On a live local manifest-prepared data_dict in this repo, it converted:

  • x_train to shape (3610, 24)
  • y_train to shape (3610,)
  • x_val to shape (428, 24)
  • x_test to shape (884, 24)

This helper is most useful inside sklearn-style or numpy-first model code.

adf_test

adf_test() runs an Augmented Dickey-Fuller stationarity test and returns an AdfResult.

from limen.utils import adf_test

result = adf_test(series)

The structured result contains:

  • stationary
  • p_value
  • test_statistic
  • critical_values

This is the utility layer that Features now uses for find_min_d().

confidence_filtering_system

confidence_filtering_system() is a higher-level utility for post-prediction filtering based on agreement across multiple models.

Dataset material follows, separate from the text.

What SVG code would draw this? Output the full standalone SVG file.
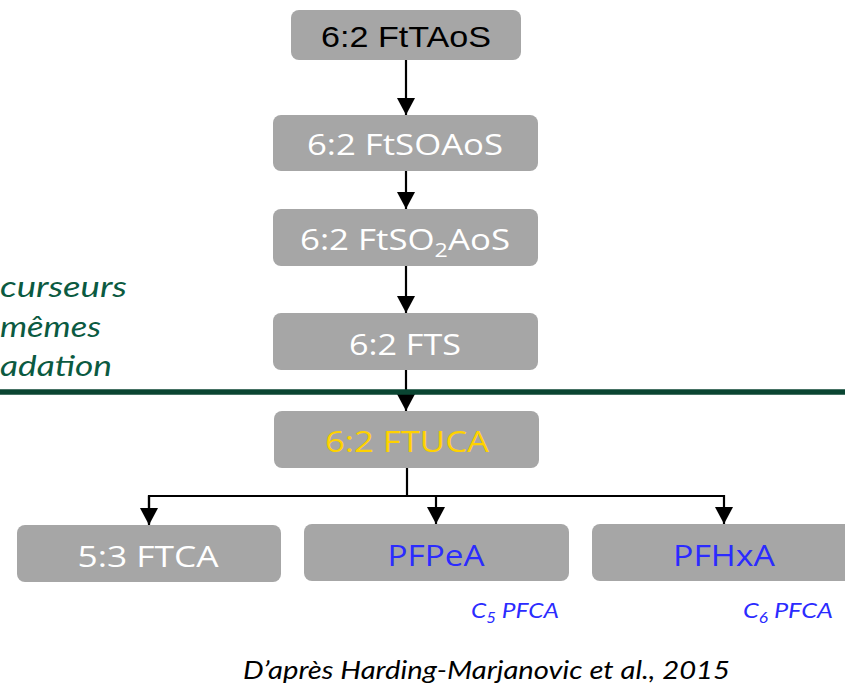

It expects a data dictionary containing at least:

  • x_val, y_val
  • x_test, y_test
  • dt_test

It returns:

  1. a results dictionary
  2. a detailed polars results frame
  3. calibration statistics

In a live synthetic-model run in this repo with target_confidence=0.8, it returned:

  • coverage of about 0.867
  • a threshold near zero on that particular synthetic setup
  • a results frame with columns:
    • datetime
    • prediction
    • uncertainty
    • is_confident
    • confidence_threshold
    • actual_value
    • confidence_score

Use this as an optional downstream helper, not as part of the core UEL contract.

split_by_dates

split_by_dates() partitions a datetime-indexed polars.DataFrame into train, val, and test by half-open [start, end) datetime windows. It is the helper that Manifest.set_split_dates calls when split_dates is configured; it is also exported for direct use when the splitter is needed outside the manifest pipeline.

from datetime import datetime
from limen.data.utils import split_by_dates

train, val, test = split_by_dates(
df,
datetime(2024, 1, 1), datetime(2024, 7, 1),
datetime(2024, 7, 1), datetime(2024, 10, 1),
datetime(2024, 10, 1), datetime(2025, 1, 1),
)

Behavior rules:

  • Each window selects its rows independently. No row from outside all three windows enters any split.
  • When windows are non-overlapping (the ordering contract set_split_dates enforces), no row appears in more than one split.
  • Gaps between adjacent windows are allowed; rows that fall inside a gap are intentionally excluded from all three splits.
  • Every bound must be a date or datetime instance. Strings, ints, and floats raise TypeError at the API boundary.
  • The input DataFrame must have a datetime column.

Prefer Manifest.set_split_dates inside the experiment pipeline — it pairs the splitter with the manifest's ordering validation and with_params_override clearance contract. Use split_by_dates directly when the manifest pipeline is not in play.

Reporting Helpers

The reporting helpers are small text-formatting functions:

  • format_report_header
  • format_report_section
  • format_report_footer

These are lightweight utilities, not a canonical reporting framework.